A significant benefit of big data is that it encompasses a large number of data points from a range of sources, and can therefore paint a much more accurate picture of an individual consumer at one point in time than businesses could have dreamed of ten years ago.
It allows companies to verify identity and detect fraud, and provides insight and predictions into behaviour like travel, outings, and vote outcomes. It could even save lives – researchers have discovered a way of utilising machine learning to develop predictive models for the onset of type two diabetes.
This demand will subsequently lead to businesses needing to recruit staff with big data analytics skill sets, or work with an external specialist to keep up with industry competition and customer expectations. This may mean a rise in people with jobs like data scientists, data modellers, data analysts, developers and more.
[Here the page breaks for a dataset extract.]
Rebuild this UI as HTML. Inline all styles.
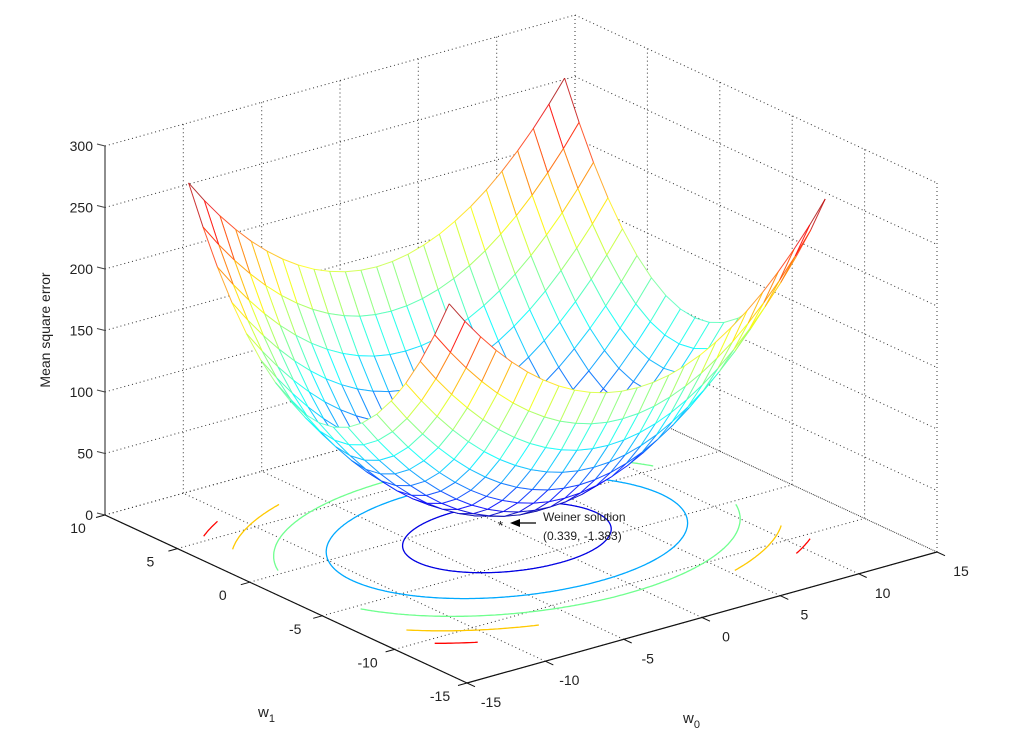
<!DOCTYPE html>
<html><head><meta charset="utf-8"><style>
html,body{margin:0;padding:0;background:#fff;}
svg{display:block;font-family:"Liberation Sans",Arial,sans-serif;}
</style></head><body>
<svg id="chart" width="1024" height="752" viewBox="0 0 1024 752" xmlns="http://www.w3.org/2000/svg">
<g id="grid"></g>
<g id="axes"></g>
<g id="contours"></g>
<g id="mesh"></g>
<g id="annot">
  <text x="498" y="530" font-size="13" fill="#111">*</text>
  <line x1="536" y1="523" x2="516" y2="523" stroke="#000" stroke-width="1.3"/>
  <polygon points="510,523 520,519 520,527" fill="#000"/>
  <text x="543" y="521" font-size="12" fill="#222">Weiner solution</text>
  <text x="543" y="540" font-size="12" fill="#222">(0.339, -1.383)</text>
</g>
<text x="50" y="330" font-size="14" fill="#222" text-anchor="middle" transform="rotate(-90 50 330)">Mean square error</text>
<text x="258" y="717" font-size="15" fill="#222">w<tspan font-size="11" dy="5">1</tspan></text>
<text x="683" y="723" font-size="15" fill="#222">w<tspan font-size="11" dy="5">0</tspan></text>
</svg>
<script>
// ---- data ----
const w0Ticks = [-15, -10, -5, 0, 5, 10, 15];
const w1Ticks = [10, 5, 0, -5, -10, -15];
const zTicks = [0, 50, 100, 150, 200, 250, 300];
const surfaceCenter = [-0.9, -2.5];     // minimum location as drawn
const surfaceHalfRange = [12, 9];       // mesh extent about the minimum
const minError = 25;
const curvature = [0.77, 1.8];          // quadratic coefficients for w0, w1
const contourLevels = [50, 100, 150, 200, 250];
const colorLimits = [25, 283];

// ---- projection ----
function P(w0, w1, z) {
  return [105 + (w0 + 15) * 15.667 + (10 - w1) * 14.48,
          515 - (w0 + 15) * 4.367 + (10 - w1) * 6.72 - z * 1.23];
}
function depth(w0, w1, z) { return 12.64 * w0 + 19.43 * w1 - 0.533 * z; }
function J(w0, w1) {
  const d0 = w0 - surfaceCenter[0], d1 = w1 - surfaceCenter[1];
  return minError + curvature[0] * d0 * d0 + curvature[1] * d1 * d1;
}
function jet(v) {
  let t = (v - colorLimits[0]) / (colorLimits[1] - colorLimits[0]);
  t = Math.max(0, Math.min(1, t));
  const f = x => Math.max(0, Math.min(1, 1.5 - Math.abs(4 * t - x)));
  return 'rgb(' + Math.round(255 * f(3)) + ',' + Math.round(255 * f(2)) + ',' + Math.round(255 * f(1)) + ')';
}
const NS = 'http://www.w3.org/2000/svg';
function line(g, a, b, stroke, dash, w) {
  const l = document.createElementNS(NS, 'line');
  l.setAttribute('x1', a[0].toFixed(1)); l.setAttribute('y1', a[1].toFixed(1));
  l.setAttribute('x2', b[0].toFixed(1)); l.setAttribute('y2', b[1].toFixed(1));
  l.setAttribute('stroke', stroke); l.setAttribute('stroke-width', w || 1);
  if (dash) l.setAttribute('stroke-dasharray', dash);
  g.appendChild(l);
  return l;
}
function text(g, x, y, s, anchor) {
  const t = document.createElementNS(NS, 'text');
  t.setAttribute('x', x); t.setAttribute('y', y);
  t.setAttribute('font-size', 14); t.setAttribute('fill', '#222');
  t.setAttribute('text-anchor', anchor || 'middle');
  t.textContent = s; g.appendChild(t);
  return t;
}

// ---- grid ----
const grid = document.getElementById('grid');
const dash = '1 3', gc = '#333';
w0Ticks.forEach(v => {
  let l = line(grid, P(v, -15, 0), P(v, 10, 0), gc, dash);
   
  l = line(grid, P(v, 10, 0), P(v, 10, 300), gc, dash);
   
});
w1Ticks.forEach(v => {
  let l = line(grid, P(-15, v, 0), P(15, v, 0), gc, dash);
   
  l = line(grid, P(15, v, 0), P(15, v, 300), gc, dash);
   
});
zTicks.forEach(v => {
  let l = line(grid, P(-15, 10, v), P(15, 10, v), gc, dash);
   
  l = line(grid, P(15, 10, v), P(15, -15, v), gc, dash);
   
});

// ---- axes ----
const axes = document.getElementById('axes');
let ax = line(axes, P(-15, 10, 0), P(-15, 10, 300), '#444', null, 1.2);
 
ax = line(axes, P(-15, 10, 0), P(-15, -15, 0), '#111', null, 1.2);
 
ax = line(axes, P(-15, -15, 0), P(15, -15, 0), '#111', null, 1.2);
 
zTicks.forEach(v => {
  const p = P(-15, 10, v);
  line(axes, p, [p[0] - 8, p[1] - 2], '#444');
  const t = text(axes, p[0] - 12, p[1] + 5, String(v), 'end');
   
});
w1Ticks.forEach(v => {
  const p = P(-15, v, 0);
  line(axes, p, [p[0] - 9, p[1] + 2.5], '#111');
  const t = text(axes, p[0] - 27, p[1] + 18, String(v), 'middle');
   
});
w0Ticks.forEach(v => {
  const p = P(v, -15, 0);
  line(axes, p, [p[0] + 8, p[1] + 3.7], '#111');
  const t = text(axes, p[0] + 24, p[1] + 24, String(v), 'middle');
   
});

// ---- contours on floor ----
const cg = document.getElementById('contours');
const lo0 = surfaceCenter[0] - surfaceHalfRange[0], hi0 = surfaceCenter[0] + surfaceHalfRange[0];
const lo1 = surfaceCenter[1] - surfaceHalfRange[1], hi1 = surfaceCenter[1] + surfaceHalfRange[1];
contourLevels.forEach(L => {
  const r0 = Math.sqrt((L - minError) / curvature[0]), r1 = Math.sqrt((L - minError) / curvature[1]);
  let segs = [], cur = [];
  for (let i = 0; i <= 720; i++) {
    const t = i / 720 * 2 * Math.PI;
    const a = surfaceCenter[0] + r0 * Math.cos(t), b = surfaceCenter[1] + r1 * Math.sin(t);
    if (a >= lo0 && a <= hi0 && b >= lo1 && b <= hi1) cur.push(P(a, b, 0));
    else { if (cur.length > 1) segs.push(cur); cur = []; }
  }
  if (cur.length > 1) segs.push(cur);
  segs.forEach(s => {
    const pl = document.createElementNS(NS, 'polyline');
    pl.setAttribute('points', s.map(p => p[0].toFixed(1) + ',' + p[1].toFixed(1)).join(' '));
    pl.setAttribute('fill', 'none'); pl.setAttribute('stroke', jet(L)); pl.setAttribute('stroke-width', 1.3);
    
    
    cg.appendChild(pl);
  });
});

// ---- mesh ----
const mg = document.getElementById('mesh');
const n0 = 24, n1 = 18;
const quads = [];
for (let i = 0; i < n0; i++) for (let j = 0; j < n1; j++) {
  const a0 = lo0 + i * (hi0 - lo0) / n0, b0 = lo0 + (i + 1) * (hi0 - lo0) / n0;
  const a1 = lo1 + j * (hi1 - lo1) / n1, b1 = lo1 + (j + 1) * (hi1 - lo1) / n1;
  const v = [[a0, a1], [b0, a1], [b0, b1], [a0, b1]].map(q => [q[0], q[1], J(q[0], q[1])]);
  const c = v.reduce((s, q) => [s[0] + q[0] / 4, s[1] + q[1] / 4, s[2] + q[2] / 4], [0, 0, 0]);
  quads.push({ v, d: depth(c[0], c[1], c[2]) });
}
quads.sort((p, q) => q.d - p.d);
quads.forEach(q => {
  const pts = q.v.map(p => P(p[0], p[1], p[2]));
  const g = document.createElementNS(NS, 'g');
  
  
  const poly = document.createElementNS(NS, 'polygon');
  poly.setAttribute('points', pts.map(p => p[0].toFixed(1) + ',' + p[1].toFixed(1)).join(' '));
  poly.setAttribute('fill', '#fff');
  g.appendChild(poly);
  for (let k = 0; k < 4; k++) {
    const z = (q.v[k][2] + q.v[(k + 1) % 4][2]) / 2;
    const l = line(g, pts[k], pts[(k + 1) % 4], jet(z), null, 1);
    l.setAttribute('stroke-opacity', '0.8');
  }
  mg.appendChild(g);
});
</script>
</body></html>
3. There will be more monetisation
Plenty of experts have predicted that the creation of this data and its use will result in its monetisation. The chief executive of Dell, Michael Dell, has predicted that big data analytics is the next trillion-dollar market. IDC predicts that that data monetisation efforts will result in enterprises increasing the marketplace’s consumption of their own data by 100-fold – or even more.
By 2020, the amount of data that is worth analysing will double. Forrester expects that as firms will try to sell their data, ‘many will sputter’, but in 2017, an increasing number of firms will look to drive value and revenue from their ‘exhaust fumes’. Forrester declares that ‘all companies are in the data business now’.
The trouble comes with identifying which type of data is useful – but it seems that businesses aren’t too far away from achieving this. IDC predicts that by 2020, organisations that are able to analyse all relevant data and deliver actionable information will achieve an extra $430 billion in productivity benefits over their less analytically oriented peers.
Although this is a good few years away, we are likely to see a move towards this in 2017, as a similar figure for revenues associated with data monetisation would get us closer to Michael Dell’s trillion-dollar prediction. In the same interview, Dell described the current state of data analytics, saying that: ‘If you look at companies today, most of them are not very good at using the data they have to make better decisions in real time’. However, as the big data market continues to grow, we are likely to see companies making better business decisions as a consequence.
4. There will be a deviation away from the buzzword
‘Big data’ has been one of the biggest buzzwords of the last couple of years, but as its use grows, this term will be used less. Big data itself is raw and unstructured, making it near impossible to derive meaning from it without implementing tools that are capable of analysing it and creating meaningful insights.
However, we have already started to see move away from the ambiguity of the term ‘big data’. Terms such as ‘smart data’ and ‘actionable data’ differentiate between the offerings of the different types of analytical tools available.
Ultimately, it looks like big data is here to stay in 2017. Data analytics has gone a long way towards transforming almost every sector this year, and patents for innovative products, huge growth in the amount of data generated, and increasing customer demand mean that data will likely be the driving force behind many business decisions next year.